Однако нельзя ли предположить, что это «биографическое» восприятие истории как реального прошлого внесено в предания об Иисусе евангелистами, которые, включая эти предания в биографическую повествовательную канву, приспосабливали их к выражению исторического сознания, самим этим преданиям, особенно в устной их форме, изначально чуждого? Например, Хельмут Кестер полагает, что включение традиции в биографический контекст «могло радикально изменить [ее] форму и функцию… из своего положения в жизни общины она перенеслась в контекст жизни Иисуса»[727]
. Эта гипотеза сохраняет взгляд на традицию, свойственный критике форм, одновременно принимая новый, неприемлемый для критики форм тезис, что сами Евангелия представляют собой биографии. Однако нужно сказать, что многое из аргументации Лемсио, призванной подкрепить такой взгляд на Евангелия, с тем же успехом применимо к преданиям, существовавшим в устной форме до Евангелий. Разумеется, в руках евангелистов предания приняли несколько иную форму — однако нет оснований полагать, что между устной и письменной традициями существует резкий разрыв. Суть этих преданий — если рассматривать их вне априорных суждений критики форм — в том, что они рассказывают о реальном прошлом Иисуса. То, что с этим соглашаются в своем великолепном учебнике «Исторический Иисус»[728] Герд Тайссен и Аннет Мерц, показывает, как далеко ушел от критики форм современный мейнстрим в изучении Евангелий.Раннехристианское движение интересовалось реальным историческим прошлым Иисуса, поскольку считало его важным в религиозном отношении.

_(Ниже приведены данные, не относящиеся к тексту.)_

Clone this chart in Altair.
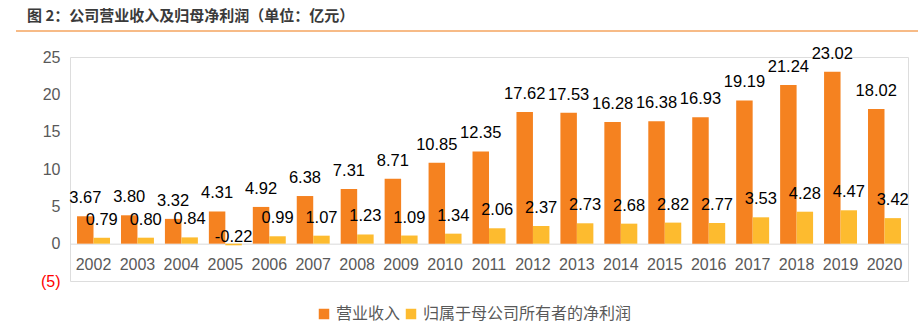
import altair as alt
import pandas as pd

years = [str(y) for y in range(2002, 2021)]
revenue = [3.67, 3.80, 3.32, 4.31, 4.92, 6.38, 7.31, 8.71, 10.85, 12.35,
           17.62, 17.53, 16.28, 16.38, 16.93, 19.19, 21.24, 23.02, 18.02]
net_profit = [0.79, 0.80, 0.84, -0.22, 0.99, 1.07, 1.23, 1.09, 1.34, 2.06,
              2.37, 2.73, 2.68, 2.82, 2.77, 3.53, 4.28, 4.47, 3.42]
series = ["营业收入", "归属于母公司所有者的净利润"]
colors = ["#F58220", "#FDBB2F"]
y_ticks = [-5, 0, 5, 10, 15, 20, 25]
title_text = "图 2：公司营业收入及归母净利润（单位：亿元）"

rows = []
for i, y in enumerate(years):
    rows.append({"year": y, "series": series[0], "value": revenue[i]})
    rows.append({"year": y, "series": series[1], "value": net_profit[i]})
df = pd.DataFrame(rows)

NUM_FONT = "Liberation Sans"
CJK_FONT = "Noto Sans CJK SC"

x_enc = alt.X("year:N", sort=years,
              scale=alt.Scale(paddingInner=0.25, paddingOuter=0.16),
              axis=alt.Axis(title=None, labelAngle=0, orient="bottom",
                            offset=-37.33, ticks=False, domain=True,
                            domainColor="#d9d9d9", domainWidth=1,
                            labelFont=NUM_FONT, labelFontSize=16,
                            labelColor="#595959", labelPadding=13))
y_enc = alt.Y("value:Q",
              scale=alt.Scale(domain=[-5, 25], nice=False, zero=False),
              axis=alt.Axis(title=None, values=y_ticks, grid=False, domain=False,
                            ticks=False, labelFont=NUM_FONT, labelFontSize=16,
                            labelPadding=10,
                            labelExpr="datum.value < 0 ? '(' + abs(datum.value) + ')' : datum.label",
                            labelColor={"condition": {"test": "datum.value < 0", "value": "#FF0000"},
                                        "value": "#595959"}))
xoff = alt.XOffset("series:N", sort=series, scale=alt.Scale(paddingInner=0))

base = alt.Chart(df).transform_calculate(
    label="(datum.value < 0 ? '-' : '') + format(abs(datum.value), '.2f')")

bars = base.mark_bar().encode(
    x=x_enc, y=y_enc, xOffset=xoff,
    color=alt.Color("series:N", sort=series,
                    scale=alt.Scale(domain=series, range=colors),
                    legend=alt.Legend(title=None, orient="none", direction="horizontal",
                                      legendX=246, legendY=249,
                                      symbolType="square", symbolSize=110,
                                      symbolStrokeWidth=0, labelLimit=400,
                                      labelFont=CJK_FONT, labelFontSize=16,
                                      labelColor="#595959", columnPadding=2,
                                      symbolOffset=0, labelOffset=4)),
)

labels_pos = base.mark_text(font=NUM_FONT, fontSize=16.5, color="#000000",
                            baseline="alphabetic", dy=-13).encode(
    x=x_enc, y=y_enc, xOffset=xoff,
    text=alt.Text("label:N"),
).transform_filter("datum.value >= 0")

labels_neg = base.mark_text(font=NUM_FONT, fontSize=16.5, color="#000000",
                            baseline="alphabetic", dy=-3).encode(
    x=x_enc, y=y_enc, xOffset=xoff,
    text=alt.Text("label:N"),
).transform_filter("datum.value < 0")

deco = alt.Chart(pd.DataFrame({"t": [title_text]}))

title_rule = deco.mark_rule(color="#F5A45F", strokeWidth=1.5).encode(
    x=alt.value(-54), x2=alt.value(848), y=alt.value(-26))

title_mark = deco.mark_text(font=CJK_FONT, fontSize=15, fontWeight="bold",
                            color="#3A3A3A", align="left", baseline="middle").encode(
    x=alt.value(-43), y=alt.value(-41), text="t:N")

chart = alt.layer(bars, labels_pos, labels_neg, title_rule, title_mark).properties(
    width=838, height=224,
    autosize=alt.AutoSizeParams(type="none"),
    padding={"left": 70, "top": 57, "right": 10, "bottom": 44},
).configure_view(stroke=None).configure(background="white")

chart.save("out.html", embed_options={"renderer": "svg", "actions": False})
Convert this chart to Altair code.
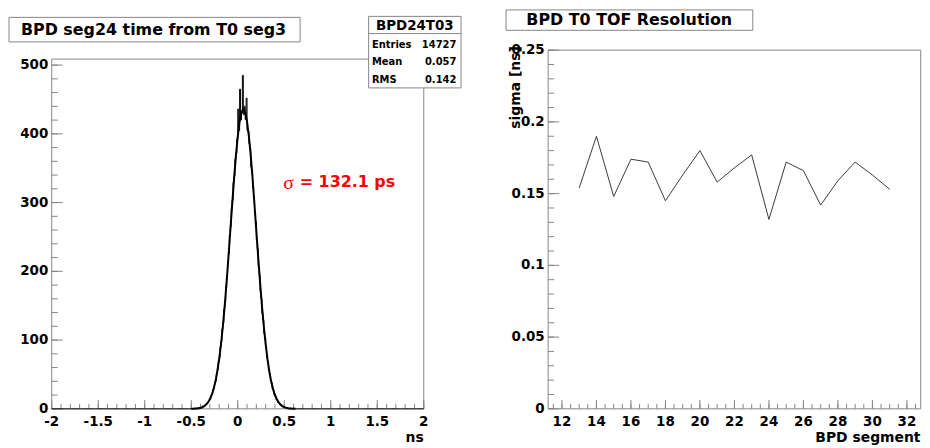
import altair as alt
import numpy as np
import pandas as pd

# ---------------- data ----------------
# Left panel: BPD seg24 time from T0 seg3, histogram with 0.01 ns bins over [-2, 2] ns
HIST_RANGE = [-2.0, 2.0]
HIST_BIN = 0.01
HIST_FIRST_EDGE = -0.50          # left edge of the first listed bin (all bins outside are empty)
HIST_COUNTS = [
    0, 0, 0, 1, 0, 1, 0, 1, 2, 1, 2, 1, 4, 3, 5, 6, 7, 9, 10, 13,
    14, 19, 21, 28, 30, 38, 41, 52, 57, 69, 75, 90, 98, 116, 125, 145, 155, 178, 190, 214,
    226, 253, 265, 291, 303, 329, 339, 363, 372, 392, 436, 405, 465, 420, 430, 485, 428, 440, 421, 452,
    405, 404, 386, 379, 352, 347, 321, 309, 283, 272, 245, 233, 207, 195, 171, 160, 139, 129, 110, 103,
    90, 75, 69, 56, 51, 41, 38, 29, 27, 20, 19, 14, 13, 9, 9, 6, 5, 4, 3, 3,
    2, 2, 1, 1, 1, 0, 1, 0, 0, 0, 1, 0, 0, 0, 0,
]
# Gaussian fit curve, sampled every 0.02 ns from -0.50 to 0.62
FIT_X_START, FIT_X_STEP = -0.50, 0.02
FIT_Y = [
    0.10, 0.18, 0.32, 0.56, 0.94, 1.6, 2.5, 4.0, 6.1, 9.3, 13.8, 20.1, 28.5, 39.6, 54.0,
    72.0, 94.0, 120.1, 150.2, 183.9, 220.4, 258.7, 297.1, 334.0, 367.6, 396.1, 417.8, 431.4,
    436.0,
    431.4, 417.8, 396.1, 367.6, 334.0, 297.1, 258.7, 220.4, 183.9, 150.2, 120.1, 94.0, 72.0,
    54.0, 39.6, 28.5, 20.1, 13.8, 9.3, 6.1, 4.0, 2.5, 1.6, 0.94, 0.56, 0.32, 0.18, 0.10,
]
STATS_NAME = "BPD24T03"
STATS_KEYS = ["Entries", "Mean", "RMS"]
STATS_VALUES = ["14727", "0.057", "0.142"]
LEFT_TITLE = "BPD seg24 time from T0 seg3"
LEFT_XTITLE = "ns"
SIGMA_SYMBOL = "σ"
SIGMA_TEXT = "= 132.1 ps"

# Right panel: BPD T0 TOF resolution per BPD segment
RIGHT_TITLE = "BPD T0 TOF Resolution"
RIGHT_XTITLE = "BPD segment"
RIGHT_YTITLE = "sigma [ns]"
SEGMENTS = [13, 14, 15, 16, 17, 18, 19, 20, 21, 22, 23, 24, 25, 26, 27, 28, 29, 30, 31]
SIGMA_NS = [0.154, 0.190, 0.148, 0.174, 0.172, 0.145, 0.163, 0.180, 0.158, 0.168,
            0.177, 0.132, 0.172, 0.166, 0.142, 0.159, 0.172, 0.163, 0.153]

# axis ticks (major ticks are labelled)
LX_TICKS = [-2, -1.5, -1, -0.5, 0, 0.5, 1, 1.5, 2]
LY_TICKS = [0, 100, 200, 300, 400, 500]
RX_TICKS = [12, 14, 16, 18, 20, 22, 24, 26, 28, 30, 32]
RY_TICKS = [0, 0.05, 0.1, 0.15, 0.2, 0.25]
LX_MINOR = [round(v, 2) for v in np.arange(-2.0, 2.0001, 0.1)]
LY_MINOR = list(range(0, 501, 20))
RX_MINOR = [round(v, 1) for v in np.arange(11.5, 32.51, 0.5)]
RY_MINOR = [round(v, 2) for v in np.arange(0, 0.2501, 0.01)]

# ---------------- tables ----------------
n_left = int(round((HIST_FIRST_EDGE - HIST_RANGE[0]) / HIST_BIN))
n_total = int(round((HIST_RANGE[1] - HIST_RANGE[0]) / HIST_BIN))
counts_full = [0] * n_left + HIST_COUNTS + [0] * (n_total - n_left - len(HIST_COUNTS))
counts_full = counts_full + [counts_full[-1]]
edges = np.round(HIST_RANGE[0] + HIST_BIN * np.arange(n_total + 1), 2)
hist_df = pd.DataFrame({"edge": edges, "count": counts_full})
fit_df = pd.DataFrame({"x": np.round(FIT_X_START + FIT_X_STEP * np.arange(len(FIT_Y)), 2), "y": FIT_Y})
res_df = pd.DataFrame({"segment": SEGMENTS, "sigma": SIGMA_NS})

# ---------------- layout (view pixels) ----------------
W, H = 876, 402
FONT = "DejaVu Sans"
GRAY = "#858585"
L_X0, L_X1, L_Y0 = 0, 374.5, 50
R_X0, R_X1, R_Y0 = 499.7, 874.7, 41
BOT = 402
TICK_FS = 13.5
XTITLE_Y = 435

LX = alt.Scale(domain=[-2, 2], range=[L_X0, L_X1], nice=False, zero=False)
LY = alt.Scale(domain=[0, 508.7], range=[BOT, L_Y0], nice=False, zero=False)
RX = alt.Scale(domain=[11.2, 32.8], range=[R_X0, R_X1], nice=False, zero=False)
RY = alt.Scale(domain=[0, 0.25], range=[BOT, R_Y0], nice=False, zero=False)


def blank():
    return alt.Chart(alt.Data(values=[{"a": 0}]))


def frame(x0, x1, y0, y1):
    return blank().mark_rect(fillOpacity=0, stroke=GRAY, strokeWidth=1).encode(
        x=alt.value(x0), x2=alt.value(x1), y=alt.value(y0), y2=alt.value(y1))


def box(x0, x1, y0, y1):
    return blank().mark_rect(fill="white", stroke=GRAY, strokeWidth=1).encode(
        x=alt.value(x0), x2=alt.value(x1), y=alt.value(y0), y2=alt.value(y1))


def label(text, x, y, size, align="center", color="black", font=FONT, weight="bold",
          baseline="middle", angle=0):
    return blank().mark_text(text=text, font=font, fontSize=size, fontWeight=weight,
                             color=color, align=align, baseline=baseline, angle=angle).encode(
        x=alt.value(x), y=alt.value(y))


def tick_df(values):
    return pd.DataFrame({"v": values, "lab": [f"{v:g}" for v in values]})


def xticks(values, scale, length):
    return alt.Chart(tick_df(values)).mark_rule(color=GRAY, strokeWidth=1).encode(
        x=alt.X("v:Q", scale=scale, axis=None), y=alt.value(BOT), y2=alt.value(BOT - length))


def yticks(values, scale, x0, length):
    return alt.Chart(tick_df(values)).mark_rule(color=GRAY, strokeWidth=1).encode(
        y=alt.Y("v:Q", scale=scale, axis=None), x=alt.value(x0), x2=alt.value(x0 + length))


def xlabels(values, scale):
    return alt.Chart(tick_df(values)).mark_text(
        font=FONT, fontSize=TICK_FS, fontWeight="bold", color="black",
        align="center", baseline="top").encode(
        x=alt.X("v:Q", scale=scale, axis=None), y=alt.value(BOT + 6), text="lab:N")


def ylabels(values, scale, x0):
    return alt.Chart(tick_df(values)).mark_text(
        font=FONT, fontSize=TICK_FS, fontWeight="bold", color="black",
        align="right", baseline="middle").encode(
        y=alt.Y("v:Q", scale=scale, axis=None), x=alt.value(x0 - 3.5), text="lab:N")


# ---------------- left panel ----------------
hist = alt.Chart(hist_df).mark_line(interpolate="step-after", color="black", strokeWidth=1).encode(
    x=alt.X("edge:Q", scale=LX, axis=None), y=alt.Y("count:Q", scale=LY, axis=None))
fit = alt.Chart(fit_df).mark_line(color="black", strokeWidth=2).encode(
    x=alt.X("x:Q", scale=LX, axis=None), y=alt.Y("y:Q", scale=LY, axis=None))

stats_x0, stats_x1, stats_y0, stats_y1 = 319, 412, 7, 79
stats_sep = blank().mark_rule(color=GRAY, strokeWidth=1).encode(
    x=alt.value(stats_x0), x2=alt.value(stats_x1), y=alt.value(24.3))
stats_layers = [box(stats_x0, stats_x1, stats_y0, stats_y1), stats_sep,
                label(STATS_NAME, (stats_x0 + stats_x1) / 2, 16.5, 13.5)]
for i, (k, v) in enumerate(zip(STATS_KEYS, STATS_VALUES)):
    yy = 35.7 + 17.5 * i
    stats_layers.append(label(k, stats_x0 + 3.3, yy, 10, align="left"))
    stats_layers.append(label(v, stats_x1 - 4.7, yy, 10, align="right"))

left = alt.layer(
    frame(L_X0, L_X1, L_Y0, BOT),
    xticks(LX_MINOR, LX, 5),
    xticks(LX_TICKS, LX, 9),
    yticks(LY_MINOR, LY, L_X0, 6),
    yticks(LY_TICKS, LY, L_X0, 11),
    xlabels(LX_TICKS, LX),
    ylabels(LY_TICKS, LY, L_X0),
    hist,
    fit,
    *stats_layers,
    box(-43, 250, 8, 32.7),
    label(LEFT_TITLE, 102.5, 20.3, 16),
    label(LEFT_XTITLE, L_X1, XTITLE_Y, 14, align="right", baseline="alphabetic"),
    label(SIGMA_SYMBOL, 233, 174.5, 20, align="left", color="#ff0000",
          font="Liberation Serif", weight="normal"),
    label(SIGMA_TEXT, 249.7, 173.7, 16, align="left", color="#ff0000"),
)

# ---------------- right panel ----------------
res_line = alt.Chart(res_df).mark_line(color="#3a3a3a", strokeWidth=1).encode(
    x=alt.X("segment:Q", scale=RX, axis=None), y=alt.Y("sigma:Q", scale=RY, axis=None))

right = alt.layer(
    frame(R_X0, R_X1, R_Y0, BOT),
    xticks(RX_MINOR, RX, 5),
    xticks(RX_TICKS, RX, 9),
    yticks(RY_MINOR, RY, R_X0, 6),
    yticks(RY_TICKS, RY, R_X0, 11),
    xlabels(RX_TICKS, RX),
    ylabels(RY_TICKS, RY, R_X0),
    res_line,
    box(457.3, 705.7, 0.5, 21),
    label(RIGHT_TITLE, 581.3, 11, 16),
    label(RIGHT_XTITLE, 874.5, XTITLE_Y, 14, align="right", baseline="alphabetic"),
    label(RIGHT_YTITLE, R_X0 - 28.3, 37, 14, align="right", baseline="alphabetic", angle=270),
)

chart = alt.layer(left, right).resolve_scale(x="independent", y="independent").properties(
    width=W, height=H,
    autosize=alt.AutoSizeParams(type="none"),
    padding={"left": 44, "top": 0, "right": 0, "bottom": 38},
    background="white",
).configure_view(strokeWidth=0)

chart.save("out.html", embed_options={"renderer": "svg", "actions": False})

Но почему причина именно в этом? Данн предлагает социологическое объяснение: ранние христиане, отличавшиеся себя от других групп по самоназваниям, восходившим к Иисусу («назореи» или «христиане»), «несомненно, должны были иметь какую–то историю или истории о своем возникновении, чтобы объяснить как себе, так и другим, почему они представляют собой отдельные социальные группы»[729]. Христиане передавали предания об Иисусе, а затем написали Евангелия ради самоидентификации. Такое объяснение позволяет делать кросс–культурные сравнения[730]; однако для того, чтобы быть адекватным, ему недостает культурной специфичности. Ранние христиане заботились не столько о самоидентификации, сколько о спасении, хотя то и другое было для них тесно связано. Иисус был для ранних христиан не просто основателем движения — он был источником их спасения. Более того: спасение четко понималось в контексте иудейского происхождения христианства. Это было исполнение обетовании, данных в прошлом Израилю Богом Израилевым. Это была новая глава — решающая, эсхатологическая — в истории отношений Бога с Его народом и с миром. События истории Иисуса были насыщены смыслами действий Бога Израилева, Творца истории. Поэтому на самом глубоком уровне внимание ранних христиан к верному хранению в памяти реальной истории Иисуса объяснялось глубокими богословскими причинами — их пониманием Бога и спасения. Настоящее, в котором они жили в определенных отношениях с воскресшим и вознесшимся Христом, было результатом этого прошлого: оно подчеркивало, что прошлое реально, а не уничтожало его реальность.
«Изолированная» традиция
Основной и в то же время простейший способ, с помощью которого раннехристианская община сохраняла свои предания об Иисусе, не допуская серьезных искажений, — передача преданий не как части чего–то иного, а как самостоятельных нарративных единиц, обладающих собственной ценностью. Критики форм предполагали (не предъявляя тому никаких доказательств), что предания об Иисусе в древней церкви передавались в контекстах евангельской проповеди и коллективного наставления верующих. Такие контексты и представляли собой Sitze im Leben
для тех или иных форм традиции. Это означало, что традиция передачи преданий об Иисусе полностью подчинялась тем целям, в которых использовала ее церковь в своей керигматической и паренетической практике — то есть в проповеди Благой вести и наставлении верующих в христианской жизни. Постоянное развитие и расширение традиции объяснялось тем, что она передавалась из уст в уста ради использования определенным образом. (Правда, Дибелиус полагал, что речения Иисуса распространялись не только в паренетических целях, но и просто как сборники изречений — однако принципиально важным он считал только первый путь.) Герхардссон, следуя за своим учителем Харальдом Ризенфельдом[731], заявил, что, напротив, традиция передавалась независимо от каких–либо практических целей; этот модус ее существования он назвал «изолированной» традицией[732]. Первоначальное Sitz im Leben традиции, по его мнению — сам процесс ее передачи.